With school set to close, Pasco proposes $2,000 for staff who stay to the end

As plans to close Pasco County’s Mittye P. Locke Elementary steam ahead, a discussion over whether the school’s teachers should get a bonus to stay through May has stoked a debate over fairness and stalled contract talks for the district’s instructional staff.

The School Board in October approved closing the school, citing low enrollment. It announced plans to open an early education center on the Port Richey campus instead.

Board members made clear they did not want to see teachers leave midway through the year, as has happened at other schools slated to close in the past.

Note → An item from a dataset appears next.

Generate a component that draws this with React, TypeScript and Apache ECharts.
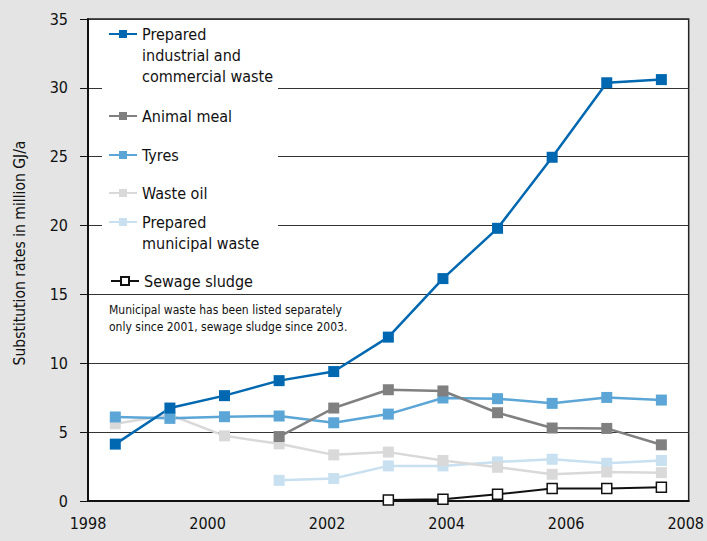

“There’s an intense concern that everyone will jump ship” to protect their employment, said Nora Light, employee relations supervisor, who leads teacher contract talks for the district. Replacing them would be close to impossible, she added as “who in their right mind will take a job at a school that is closing?”

To protect against that result, the district offered $2,000 to teachers who remain employed at Mittye P. Locke from Jan. 3 through May 26. The money would come from one-time federal stimulus funds.

United School Employees of Pasco officials said they understood and agreed with the concept.

“If every teacher left and found a job elsewhere, you’d have a school full of subs,” president Don Peace said. “That’s not good for the kids.”

But the union opposes singling out one group of teachers for special treatment.

“We’ve already closed five schools in this district,” Peace said. “Nobody has gotten an incentive.”

To accomplish the district’s stated goal, the union proposed creating a new section within the contract that addresses incentives and transfers for teachers at schools slated for closure. Peace said its offer is more fair to teachers district-wide.

“What we were trying to do was create a protocol for Mittye P. Locke and all future school closings,” he said. “They only wanted to talk about Mittye P. Locke.”

Light, the district supervisor, said the union’s response wasn’t realistic because the district could not know if it would have money for incentives if a future closure is proposed. She planned to bring it back to the superintendent’s staff for review, but didn’t hold out hope for a deal.

The sides then would have to decide whether to keep talking about this subject, or drop it and move to ratifying the entire contract. They reached an agreement on raises months ago, and teachers already are seeing the added money in their paychecks.

But they will not discuss added increases, using the money from a recently approved property tax referendum, until the current contract is complete, Peace and Light said.

“We need to ratify for 2022-23 before we start on 23-24,” Light said.

As for students at Mittye P. Locke, the School Board on Tuesday will hold a public hearing on proposed new assignments for children now living in the school’s attendance zone.